For Out-Of-Home (OOH) advertisers, traffic environment represents the advertising inventory. A retail corridor with steady vehicle flow, clear sightlines, and predictable peak times supports tenant performance and billboard value. However, not all traffic holds equal advertising value. High Annual Average Daily Traffic (AADT) does not necessarily mean longer viewing times, relevant audience composition, or fair pricing.
Ticon's C-Site Insight offers an advertising-focused traffic methodology that addresses these nuances.
OOH Needs More Than Vehicle Counts
Traditional OOH planning often begins by counting cars passing a location, but this is incomplete. Vehicle counts do not reveal if drivers move too quickly to absorb ads, whether the audience is local or transient, or during which times exposure is strongest.

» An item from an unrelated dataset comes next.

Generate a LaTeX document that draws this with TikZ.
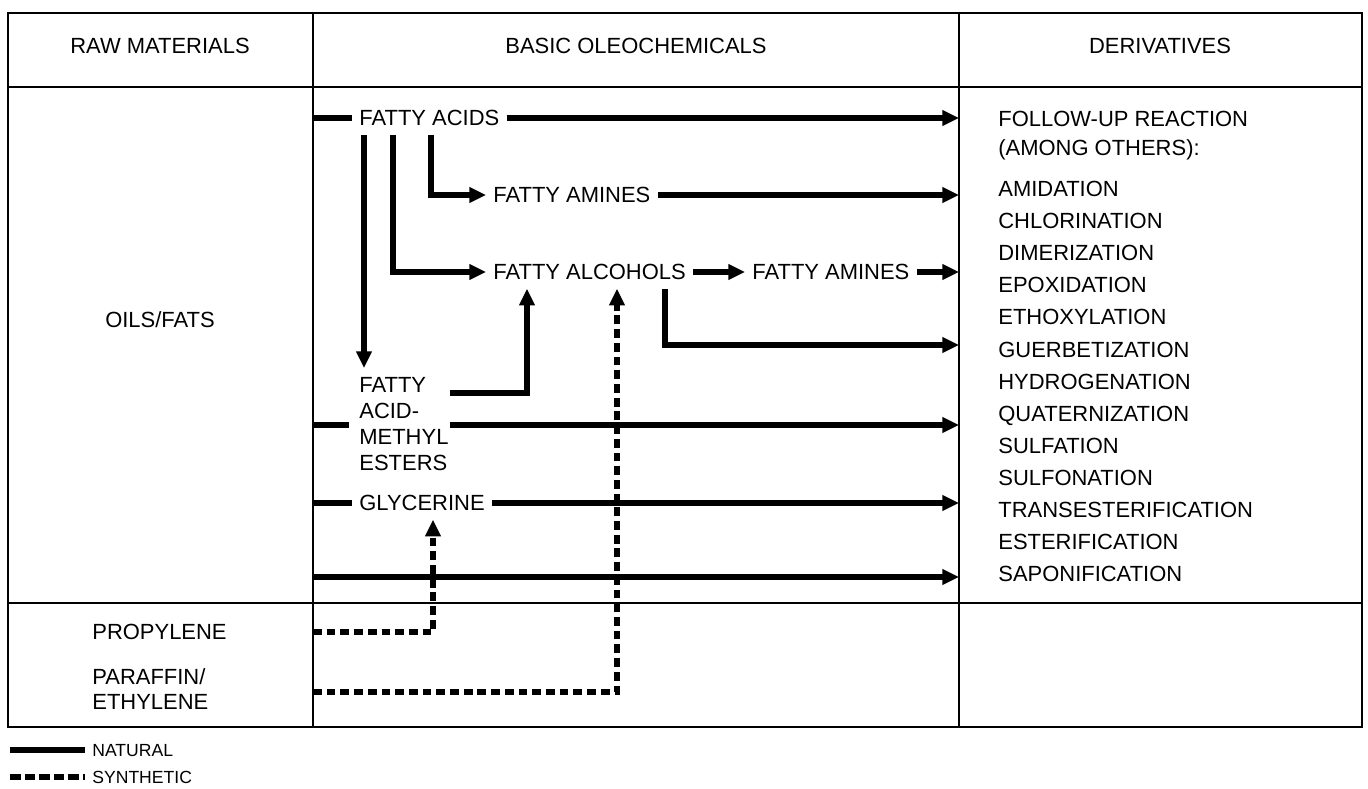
\documentclass[tikz,border=0pt]{standalone}
\usepackage{fontspec}
\setmainfont{Liberation Sans}
\usetikzlibrary{calc,arrows.meta}

\tikzset{
  tbl/.style={line width=1.1pt},
  nat/.style={line width=3.2pt},
  syn/.style={line width=3.2pt,dash pattern=on 5pt off 2.8pt},
  lbl/.style={anchor=west,inner xsep=4pt,inner ysep=5pt,text height=8.6pt,text depth=0pt},
}

\begin{document}
\begin{tikzpicture}[x=0.02cm,y=-0.02cm,>={Triangle[length=9.5pt,width=8.5pt]},font=\fontsize{12.5}{15}\selectfont]
\useasboundingbox (0,0) rectangle (1368,788);
% 表格
\draw[tbl] (8,13) rectangle (1362,727);
\draw[tbl] (8,87) -- (1362,87);
\draw[tbl] (8,603) -- (1362,603);
\draw[tbl] (313,13) -- (313,727);
\draw[tbl] (959,13) -- (959,727);
\coordinate (lcol) at (313,0);
\coordinate (rcol) at (959,0);
% 表头
\node (hraw) at (160,46) {RAW MATERIALS};
\node (hbasic) at (636,46) {BASIC OLEOCHEMICALS};
\node (hder) at (1160,46) {DERIVATIVES};
% 原料
\node (oils) at (160,320) {OILS/FATS};
\node[lbl] (prop) at (85,632) {PROPYLENE};
\node[anchor=north west,align=left,inner sep=0pt,font=\fontsize{12.5}{14.2}\selectfont] (paraf) at (92,668) {PARAFFIN/\\ETHYLENE};
% 基础油脂化学品
\node[lbl] (acids) at (352,118) {FATTY ACIDS};
\node[lbl] (amines1) at (486,195) {FATTY AMINES};
\node[lbl] (alc) at (486,272) {FATTY ALCOHOLS};
\node[lbl] (amines2) at (745,272) {FATTY AMINES};
\node[anchor=north west,align=left,inner xsep=4pt,inner ysep=5pt,font=\fontsize{12.5}{14.8}\selectfont] (fame) at (352,368) {FATTY\\ACID-\\METHYL\\ESTERS};
\node[lbl] (glyc) at (352,503) {GLYCERINE};
\coordinate (fmid) at ($(fame.north west)+(0,57)$);
\coordinate (direct) at (313,577);
% 衍生物
\node[anchor=north west,align=left,inner sep=0pt,font=\fontsize{12.5}{16.5}\selectfont] (follow) at (998,111) {FOLLOW-UP REACTION\\(AMONG OTHERS):};
\node[anchor=north west,align=left,inner sep=0pt,font=\fontsize{12.5}{18.25}\selectfont] (react) at (998,181) {AMIDATION\\CHLORINATION\\DIMERIZATION\\EPOXIDATION\\ETHOXYLATION\\GUERBETIZATION\\HYDROGENATION\\QUATERNIZATION\\SULFATION\\SULFONATION\\TRANSESTERIFICATION\\ESTERIFICATION\\SAPONIFICATION};
% 天然路线
\draw[nat] (acids.west -| lcol) -- (acids.west);
\draw[nat,->] (acids.east) -- (acids.east -| rcol);
\draw[nat,->] ($(acids.south west)+(79,0)$) |- (amines1.west);
\draw[nat,->] (amines1.east) -- (amines1.east -| rcol);
\draw[nat,->] ($(acids.south west)+(41,0)$) |- (alc.west);
\draw[nat,->] (alc.east) -- (amines2.west);
\draw[nat,->] (amines2.east) -- (amines2.east -| rcol);
\draw[nat,->] ($(alc.south west)+(179,0)$) |- ($(rcol)+(0,345)$);
\draw[nat,->] ($(acids.south west)+(12,0)$) -- ($(fame.north west)+(12,0)$);
\draw[nat,->] ($(fmid)+(98,-32)$) -| ($(alc.south west)+(41,0)$);
\draw[nat] (fmid -| lcol) -- ($(fmid)+(-3,0)$);
\draw[nat,->] ($(fmid)+(98,0)$) -- (fmid -| rcol);
\draw[nat] (glyc.west -| lcol) -- (glyc.west);
\draw[nat,->] (glyc.east) -- (glyc.east -| rcol);
\draw[nat,->] (direct) -- (direct -| rcol);
% 合成路线
\draw[syn,->] (prop -| lcol) -| ($(glyc.south west)+(81,0)$);
\draw[syn,->] ($(paraf.west -| lcol)+(0,3)$) -| ($(alc.south west)+(131,0)$);
% 图例
\node[lbl,font=\fontsize{10}{12}\selectfont,text height=6.9pt] (natural) at (85,750) {NATURAL};
\node[lbl,font=\fontsize{10}{12}\selectfont,text height=6.9pt] (synthetic) at (85,777) {SYNTHETIC};
\draw[nat] ($(natural.west)+(-75,0)$) -- (natural.west);
\draw[syn,dash pattern=on 6pt off 2.3pt] ($(synthetic.west)+(-75,0)$) -- (synthetic.west);
\end{tikzpicture}
\end{document}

Ticon's C-Site Insight for Advertising Industry analyzes year-round vehicle data to provide total traffic, local vs. transit traffic, seasonal and daily fluctuations, total viewing time, and viewing time distribution—key metrics for media buying and pricing.

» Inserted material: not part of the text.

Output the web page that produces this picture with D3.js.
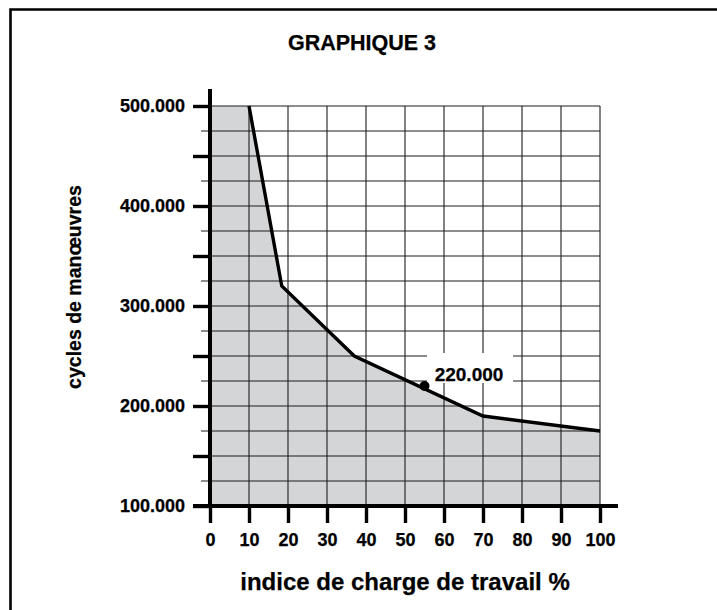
<!DOCTYPE html>
<html>
<head>
<meta charset="utf-8">
<script src="https://cdn.jsdelivr.net/npm/d3@7"></script>
<style>
  html, body { margin: 0; padding: 0; background: #fff; }
  svg { display: block; font-family: "Liberation Sans", Arial, Helvetica, sans-serif; font-weight: bold; }
  svg text { stroke: #000; stroke-width: 0.25px; }
</style>
</head>
<body>
<svg id="chart" width="717" height="610"></svg>
<script>
// Load index (%) on the x axis
const loadPct = [0, 10, 18.4, 37, 70, 100];
// Manoeuvre cycles at each load index
const cycles = [500000, 500000, 320000, 250000, 190000, 175000];
// Tick values
const xTickValues = [0, 10, 20, 30, 40, 50, 60, 70, 80, 90, 100];
const yTickValues = [100000, 150000, 200000, 250000, 300000, 350000, 400000, 450000, 500000];
const yGridValues = [125000, 150000, 175000, 200000, 225000, 250000, 275000, 300000, 325000,
                     350000, 375000, 400000, 425000, 450000, 475000, 500000];
// Highlighted reading
const markLoad = [55];
const markCycles = [220000];

const titleText = "GRAPHIQUE 3";
const xTitle = "indice de charge de travail %";
const yTitle = "cycles de manœuvres";

const fr = d3.formatLocale({ decimal: ",", thousands: ".", grouping: [3], currency: ["", ""] });
const fmt = fr.format(",");

const svg = d3.select("#chart");

const x = d3.scaleLinear().domain([0, 100]).range([210, 600]);
const y = d3.scaleLinear().domain([100000, 500000]).range([506, 106]);

// outer frame
svg.append("path")
  .attr("d", "M10.5,640 V9.5 H740")
  .attr("fill", "none")
  .attr("stroke", "#000")
  .attr("stroke-width", 2.6);

// title
svg.append("text")
  .attr("x", 362).attr("y", 50)
  .attr("text-anchor", "middle")
  .attr("font-size", 21.5)
  .text(titleText);

const pts = loadPct.map((v, i) => [v, cycles[i]]);

// shaded area under the curve
svg.append("path")
  .datum(pts)
  .attr("fill", "#d4d5d7")
  .attr("d", d3.area().x(d => x(d[0])).y0(y(100000)).y1(d => y(d[1])));

// grid
const grid = svg.append("g").attr("stroke", "#1c1c1c").attr("stroke-width", 1.1);
grid.selectAll("line.h").data(yGridValues).join("line")
  .attr("x1", 201).attr("x2", x(100))
  .attr("y1", d => y(d)).attr("y2", d => y(d));
grid.selectAll("line.v").data(xTickValues.filter(d => d > 0)).join("line")
  .attr("x1", d => x(d)).attr("x2", d => x(d))
  .attr("y1", y(500000)).attr("y2", y(100000));

// annotation label background
const lbl = svg.append("g");
lbl.append("rect")
  .attr("x", 427).attr("y", 353)
  .attr("width", 86).attr("height", 30)
  .attr("fill", "#fff");

// curve
svg.append("path")
  .datum(pts.slice(1))
  .attr("fill", "none")
  .attr("stroke", "#000")
  .attr("stroke-width", 3.4)
  .attr("stroke-linejoin", "miter")
  .attr("d", d3.line().x(d => x(d[0])).y(d => y(d[1])));

// x axis
const xAxis = svg.append("g")
  .attr("transform", `translate(0,${y(100000)})`)
  .call(d3.axisBottom(x).tickValues(xTickValues).tickSize(17).tickPadding(10).tickFormat(d3.format("d")));
xAxis.select(".domain").remove();
xAxis.selectAll(".tick line").attr("stroke", "#000").attr("stroke-width", 3.4);
xAxis.selectAll(".tick text").attr("font-size", 18).attr("fill", "#000")
  .attr("font-family", "Liberation Sans, Arial, sans-serif").attr("font-weight", "bold");

// y axis
const yAxis = svg.append("g")
  .attr("transform", `translate(${x(0)},0)`)
  .call(d3.axisLeft(y).tickValues(yTickValues).tickSize(17).tickPadding(8)
    .tickFormat(d => d % 100000 === 0 ? fmt(d) : ""));
yAxis.select(".domain").remove();
yAxis.selectAll(".tick line").attr("stroke", "#000").attr("stroke-width", 3.4);
yAxis.selectAll(".tick text").attr("font-size", 18).attr("fill", "#000")
  .attr("font-family", "Liberation Sans, Arial, sans-serif").attr("font-weight", "bold");

// axis lines
svg.append("line")
  .attr("x1", x(0)).attr("x2", x(0))
  .attr("y1", 89).attr("y2", y(100000) + 2)
  .attr("stroke", "#000").attr("stroke-width", 4);
svg.append("line")
  .attr("x1", 193).attr("x2", 618)
  .attr("y1", y(100000)).attr("y2", y(100000))
  .attr("stroke", "#000").attr("stroke-width", 4);

// highlighted reading
svg.selectAll("circle.mark").data(markLoad).join("circle")
  .attr("cx", d => x(d)).attr("cy", (d, i) => y(markCycles[i]))
  .attr("r", 5).attr("fill", "#000");
lbl.append("text")
  .attr("x", 469).attr("y", 381)
  .attr("text-anchor", "middle")
  .attr("font-size", 19)
  .text(fmt(markCycles[0]));

// axis titles
svg.append("text")
  .attr("x", 405).attr("y", 590)
  .attr("text-anchor", "middle")
  .attr("font-size", 24)
  .text(xTitle);
svg.append("text")
  .attr("transform", "translate(81,287) rotate(-90)")
  .attr("text-anchor", "middle")
  .attr("font-size", 19.5)
  .text(yTitle);
</script>
</body>
</html>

Distinguishing local from transit traffic is vital near retail assets as local traffic often indicates recurring customers, enhancing OOH value. Transit traffic delivers impressions but may have less conversion value for nearby advertisers.
Viewing Time Is the Missing Metric in Billboard Valuation
Ticon emphasizes evaluating OOH performance based on drivers' viewing time, not just vehicle counts. Their methodology uses traffic speed and volume, including speed distribution in 15-minute intervals, to estimate viewing time.

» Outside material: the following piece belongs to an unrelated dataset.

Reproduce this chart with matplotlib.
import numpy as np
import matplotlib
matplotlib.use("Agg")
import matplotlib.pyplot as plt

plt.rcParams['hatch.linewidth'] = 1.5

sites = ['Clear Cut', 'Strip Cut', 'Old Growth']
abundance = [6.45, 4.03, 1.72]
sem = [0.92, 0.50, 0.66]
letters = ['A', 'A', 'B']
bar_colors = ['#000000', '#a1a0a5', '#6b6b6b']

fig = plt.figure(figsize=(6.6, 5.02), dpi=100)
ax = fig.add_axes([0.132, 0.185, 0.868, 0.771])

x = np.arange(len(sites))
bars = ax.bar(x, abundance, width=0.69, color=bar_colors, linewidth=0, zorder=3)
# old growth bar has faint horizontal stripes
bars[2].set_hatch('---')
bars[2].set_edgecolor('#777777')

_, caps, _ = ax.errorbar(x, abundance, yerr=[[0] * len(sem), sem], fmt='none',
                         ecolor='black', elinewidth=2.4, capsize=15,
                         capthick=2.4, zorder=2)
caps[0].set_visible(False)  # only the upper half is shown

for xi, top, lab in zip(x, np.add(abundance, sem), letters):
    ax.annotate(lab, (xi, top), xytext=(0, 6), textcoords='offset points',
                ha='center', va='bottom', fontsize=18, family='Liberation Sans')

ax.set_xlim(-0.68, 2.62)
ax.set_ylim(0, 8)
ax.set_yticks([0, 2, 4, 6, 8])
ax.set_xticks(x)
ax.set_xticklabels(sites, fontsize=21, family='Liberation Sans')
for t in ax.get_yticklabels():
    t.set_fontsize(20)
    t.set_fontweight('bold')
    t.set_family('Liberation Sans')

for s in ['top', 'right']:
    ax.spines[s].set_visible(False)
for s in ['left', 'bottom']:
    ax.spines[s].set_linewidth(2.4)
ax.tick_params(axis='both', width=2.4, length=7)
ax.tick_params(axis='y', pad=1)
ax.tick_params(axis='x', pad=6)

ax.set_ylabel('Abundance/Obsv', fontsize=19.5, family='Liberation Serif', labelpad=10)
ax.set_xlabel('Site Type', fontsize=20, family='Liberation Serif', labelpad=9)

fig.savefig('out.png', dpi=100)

Viewing time varies throughout the day; congested periods slow vehicles, increasing exposure. In Hartford, Connecticut, 95% of drivers had over 15 seconds to view a billboard, enough to see multiple digital ads during one interval.
This insight guides advertisers in creative strategy and helps media owners price digital billboard slots by hour.
Why Retail Corridors Are Especially Relevant for OOH
Retail real estate and OOH advertising both rely on repeated exposure to appropriate traffic at optimal times. C-Site supports retail investors in site appraisal and retailers in evaluating traffic's translation into visits, while helping OOH advertisers gauge attention and response potential.
C-Site provides precise, continuous 24/7 traffic data at the street-address level, updated within one week, critical for areas affected by dynamic factors like construction or seasonal shifts.
Precision at the road-section level is crucial because nearby billboards can have varying performance based on traffic speed, local trip share, or intersection cues.
Better OOH Pricing Starts With Time-Based Audience Quality
Traditional OOH pricing factors like location and traffic count do not fully capture audience quality. Ticon proposes pricing schemes based on "eyes" on the billboard, using viewing time and traffic speed-volume metrics for fairness and value accuracy.
This benefits advertisers by preventing overpayment where exposure is low and lets media owners justify higher rates during prime viewing periods. For digital OOH, it enables creative rotation and daypart pricing aligned with traffic patterns.
The strategy also assists retail tenants in timing promotions to match audience movement, such as after-work hours for discount retailers or school commute times for swim schools.
Demographics Complete the Picture
While traffic volume and viewing time explain exposure, demographics clarify relevance. Ticon's C-Site incorporates demographic data linked to traffic flows to help businesses understand who is passing by, supporting targeted advertising and retail decisions.